[BUG] Intermittent output helper destroying resources
exoaturner opened this issue · 1 comments
Checklist
- [ x ] Upgrade Terraspace: Are you using the latest version of Terraspace? This allows Terraspace to fix issues fast. There's an Upgrading Guide: https://terraspace.cloud/docs/misc/upgrading/
- [ x ] Reproducibility: Are you reporting a bug others will be able to reproduce and not asking a question. If you're unsure or want to ask a question, do so on https://community.boltops.com
- [ x ] Code sample: Have you put together a code sample to reproduce the issue and make it available? Code samples help speed up fixes dramatically. If it's an easily reproducible issue, then code samples are not needed. If you're unsure, please include a code sample.
My Environment
Software | Version |
---|---|
Operating System | Ubuntu 22.04 |
Terraform | 1.4.6 |
Terraspace | 2.2.6 |
Ruby | 3.1.2p20 |
Expected Behaviour
During terraspace all (plan|up)
the output helper for tfvars should consistently find values in the terraform statefile.
Current Behavior
Under unknown conditions the output helper doesn't alway find existing values in the terraform statefile. Which can result in resources being destroyed unintentionally. For example if a KMS key ID defaults to a mock.

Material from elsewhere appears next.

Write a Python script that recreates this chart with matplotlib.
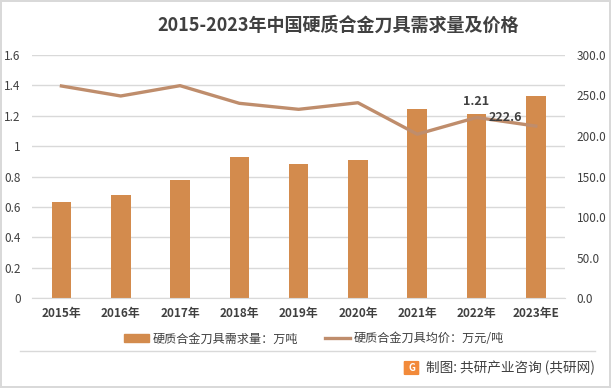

Step-by-step reproduction instructions
Run terraspace all up
.
Code Sample
Unable to share the exact producible steps because its intermittent. I am also unable to share the code sample because of companies security policies. However, I have done my own investigation and found some interesting things that will help with implementing a fix, see the below.
The temporary statefiles that terraspace pull from terraform state (in /tmp/terraspace/remote_state/ directory do contain the values. This suggests that terraspace either isn't reading them correctly or isn't reading them at the correct time (possible race condition).
The below image is a snapshot of on of the values in the statefile that wasn't populated in my most recent expieriance of the problem:
As you can see the value for vpc_endpoint_ec2messages_id
is in the statefile:
(I had to change the directory because of CICD)
So this means terraspace/terraform is getting the state correctly, however, it appears terraspace is not always loading it correctly. This is inconsistent across the deployment when other stacks are using the same outputs (This is why I believe it's a race condition).
As you can see from the below code snapshot the output helps are setup correctly:
Solution Suggestion
I have two things to mention regarding this issue.
- Obviously the above is a problem and should be addressed some how (Not sure exactly).
- Terraspace should fail hard if mocks are detected in the compiled terraform code when deploying (after templating).
We have implemented a workaround thats worth sharing. Obviously this bug can still be annoying when large projects fail to deploy but this workaround will make it less likely to destroy any infrastructure by accident.
In the ./config/hooks/terraform.rb
file we added some hooks for detecting mocks to stop the deployments so we don't break anything.
# Terraspace calls out to the terraform command.
# You can execute commands before and after each command with CLI hooks.
#
# See: https://terraspace.cloud/docs/config/hooks/terraform
# WARNING: A hack to stop terraspace from deploying a stack if a mock value is found.
#
# Checks for key word 'mock' because common use for mocking names
# Checks for 00000000000 because common use for mocking ids
# Checks for 10.0. because common use for mocking ips and cidrs
before("plan",
label: 'Warn about found mocks at plan stage',
execute: "! grep -qsEi '(mock|0000000000|10\.0\.)' *.tfvars || echo \"\033[0;33mWARNING: Found mock values in $(basename $(pwd))\033[0m\" ",
exit_on_fail: false,
)
before("apply",
label: 'Fail if mock values found at deploy stage',
execute: "! grep -qsEi '(mock|0000000000|10\.0\.)' *.tfvars || \{ echo \"\033[0;31mFAILURE: Found mock values in $(basename $(pwd))\033[0m\"; false; \} ",
exit_on_fail: true,
)
This is not a permanent fix because it will fail to deploy still.